Note each line of the listing that contains the string "this", and copy it.

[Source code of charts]
--- begin ---

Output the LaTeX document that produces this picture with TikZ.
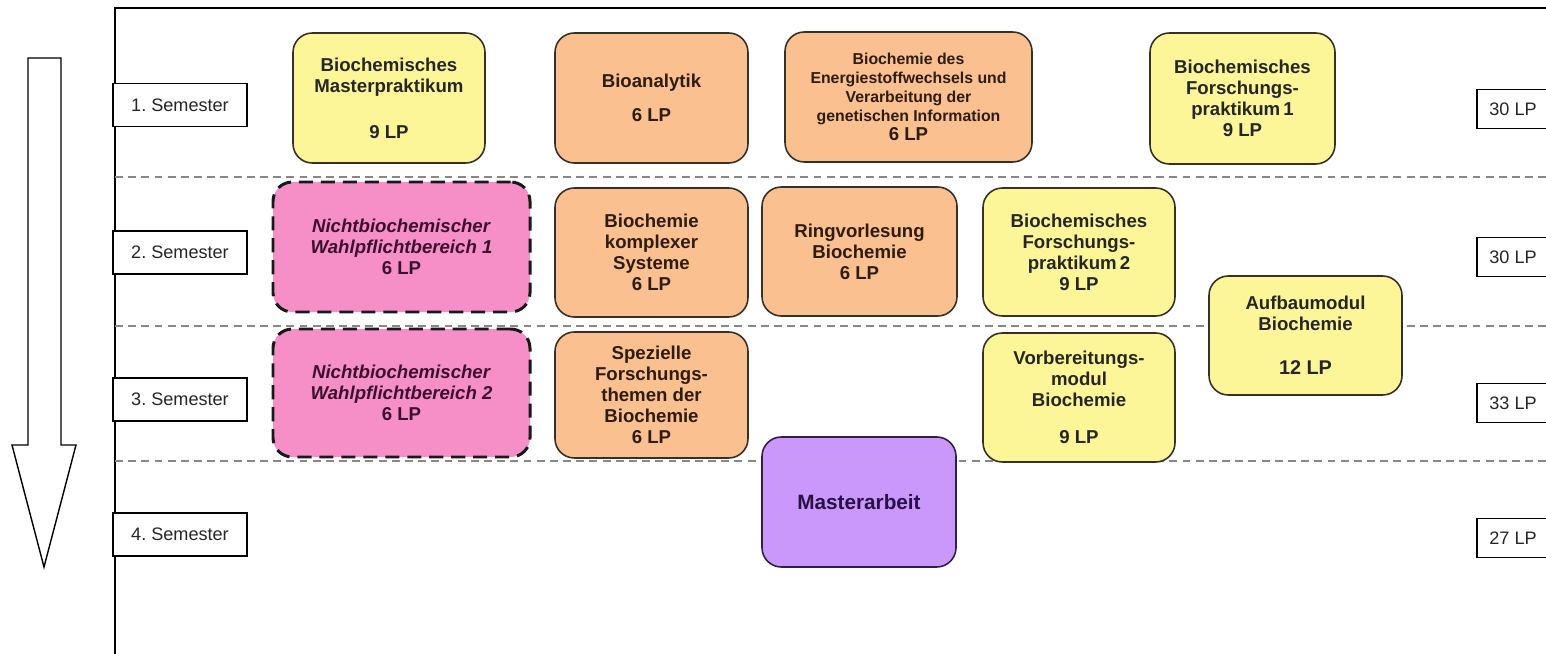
\documentclass[tikz,border=0pt]{standalone}
\usepackage{fontspec}
\setmainfont{Liberation Sans}
\frenchspacing
\definecolor{modyellow}{RGB}{252,246,152}
\definecolor{modorange}{RGB}{250,192,144}
\definecolor{modpink}{RGB}{246,142,200}
\definecolor{modpurple}{RGB}{202,152,250}
\definecolor{linecolor}{RGB}{55,48,38}
\definecolor{sepcolor}{RGB}{135,135,135}
\tikzset{
	modul/.style={
		rectangle,
		rounded corners=11pt,
		draw=linecolor,
		line width=0.9pt,
		inner sep=0pt,
		align=center,
		text=black!85,
		font=\bfseries\fontsize{10.6}{12}\selectfont
	},
	pflicht/.style={
		modul,
		fill=modyellow
	},
	vorlesung/.style={
		modul,
		fill=modorange,
		text={rgb,255:red,45;green,28;blue,15}
	},
	wahl/.style={
		modul,
		fill=modpink,
		draw=black!90,
		line width=1.7pt,
		dash pattern=on 8pt off 4.5pt,
		text={rgb,255:red,60;green,15;blue,45}
	},
	arbeit/.style={
		modul,
		fill=modpurple,
		draw={rgb,255:red,50;green,30;blue,70},
		text={rgb,255:red,40;green,17;blue,70},
		font=\bfseries\fontsize{11.8}{13}\selectfont
	},
	semester/.style={
		rectangle,
		draw=black,
		line width=0.8pt,
		fill=white,
		minimum width=2.68cm,
		minimum height=0.86cm,
		text=black!85,
		font=\fontsize{10.3}{12}\selectfont
	},
	summe/.style={
		semester,
		minimum width=1.44cm,
		minimum height=0.78cm
	},
	trenner/.style={
		draw=sepcolor,
		line width=0.6pt,
		dash pattern=on 4.5pt off 3pt
	},
}
\begin{document}
\begin{tikzpicture}
	\clip (0,0) rectangle (30.92,-13.08);
	\draw[line width=1pt] (30.92,-0.16) -- (2.30,-0.16) -- (2.30,-13.08);
	\draw[trenner] (2.30,-3.54) -- (30.92,-3.54);
	\draw[trenner] (2.30,-6.52) -- (30.92,-6.52);
	\draw[trenner] (2.30,-9.22) -- (30.92,-9.22);
	\draw[line width=0.8pt, fill=white] (0.56,-1.16) -- (1.22,-1.16) -- (1.22,-8.90) -- (1.52,-8.90)
		-- (0.88,-11.34) -- (0.24,-8.90) -- (0.56,-8.90) -- cycle;

	\node [semester] (s1) at (3.60,-2.10) {1. Semester};
	\node [semester] (s2) at (3.60,-5.05) {2. Semester};
	\node [semester] (s3) at (3.60,-7.99) {3. Semester};
	\node [semester] (s4) at (3.60,-10.69) {4. Semester};

	\node [summe] (lp1) at (30.26,-2.18) {30 LP};
	\node [summe] (lp2) at (30.26,-5.14) {30 LP};
	\node [summe] (lp3) at (30.26,-8.06) {33 LP};
	\node [summe] (lp4) at (30.26,-10.76) {27 LP};

	\node [pflicht, minimum width=3.84cm, minimum height=2.60cm] (mp) at (7.78,-1.96)
		{Biochemisches\\Masterpraktikum\\[14pt]9 LP};
	\node [vorlesung, minimum width=3.86cm, minimum height=2.60cm] (ba) at (13.03,-1.96)
		{Bioanalytik\\[7pt]6 LP};
	\node [vorlesung, minimum width=4.94cm, minimum height=2.60cm,
		font=\bfseries\fontsize{9}{10.8}\selectfont] (ew) at (18.17,-1.94)
		{Biochemie des\\Energiestoffwechsels und\\Verarbeitung der\\genetischen Information\\{\fontsize{10.6}{12}\selectfont 6 LP}};
	\node [pflicht, minimum width=3.70cm, minimum height=2.62cm] (fp1) at (24.85,-1.97)
		{Biochemisches\\Forschungs-\\praktikum\,1\\9 LP};

	\node [wahl, minimum width=5.14cm, minimum height=2.60cm] (wp1) at (8.03,-4.94)
		{\textit{Nichtbiochemischer}\\\textit{Wahlpflichtbereich 1}\\6 LP};
	\node [vorlesung, minimum width=3.86cm, minimum height=2.58cm] (ks) at (13.03,-5.05)
		{Biochemie\\komplexer\\Systeme\\6 LP};
	\node [vorlesung, minimum width=3.90cm, minimum height=2.58cm] (rv) at (17.19,-5.03)
		{Ringvorlesung\\Biochemie\\6 LP};
	\node [pflicht, minimum width=3.84cm, minimum height=2.56cm] (fp2) at (21.58,-5.04)
		{Biochemisches\\Forschungs-\\praktikum\,2\\9 LP};
	\node [pflicht, minimum width=3.86cm, minimum height=2.38cm] (am) at (26.11,-6.71)
		{Aufbaumodul\\Biochemie\\[13pt]{\fontsize{11.3}{12}\selectfont 12 LP}};

	\node [wahl, minimum width=5.14cm, minimum height=2.56cm] (wp2) at (8.03,-7.86)
		{\textit{Nichtbiochemischer}\\\textit{Wahlpflichtbereich 2}\\6 LP};
	\node [vorlesung, minimum width=3.86cm, minimum height=2.52cm] (sf) at (13.03,-7.90)
		{Spezielle\\Forschungs-\\themen der\\Biochemie\\6 LP};
	\node [pflicht, minimum width=3.84cm, minimum height=2.58cm] (vm) at (21.58,-7.95)
		{Vorbereitungs-\\modul\\Biochemie\\[9pt]9 LP};

	\node [arbeit, minimum width=3.88cm, minimum height=2.60cm] (ma) at (17.18,-10.04) {Masterarbeit};
\end{tikzpicture}
\end{document}
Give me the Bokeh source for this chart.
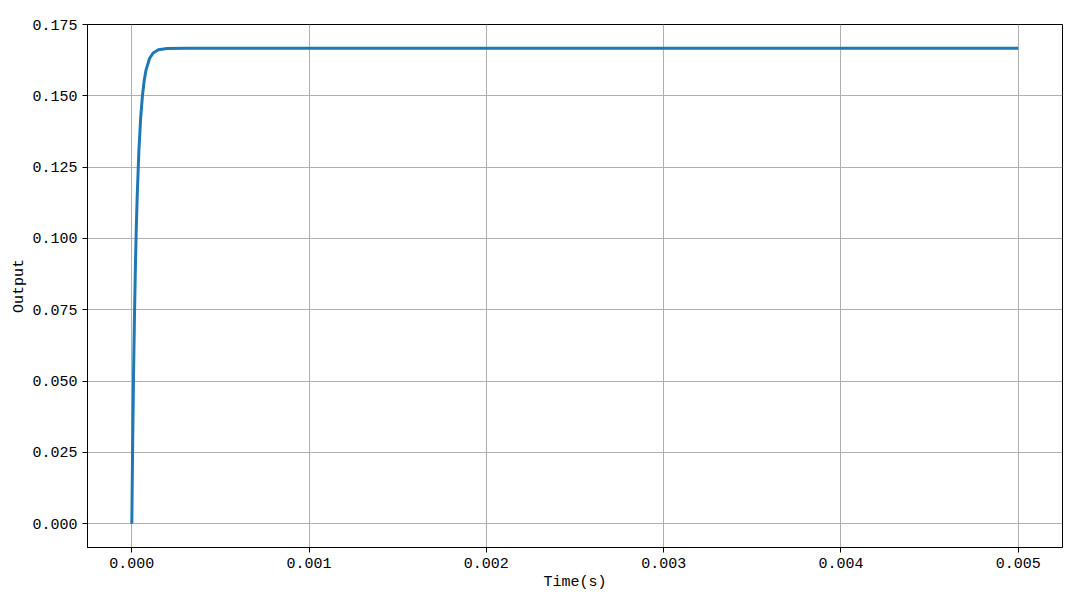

--- end ---

● **FINAL RESULT**:
Output the LaTeX document that produces this picture with TikZ.
Give me the Bokeh source for this chart.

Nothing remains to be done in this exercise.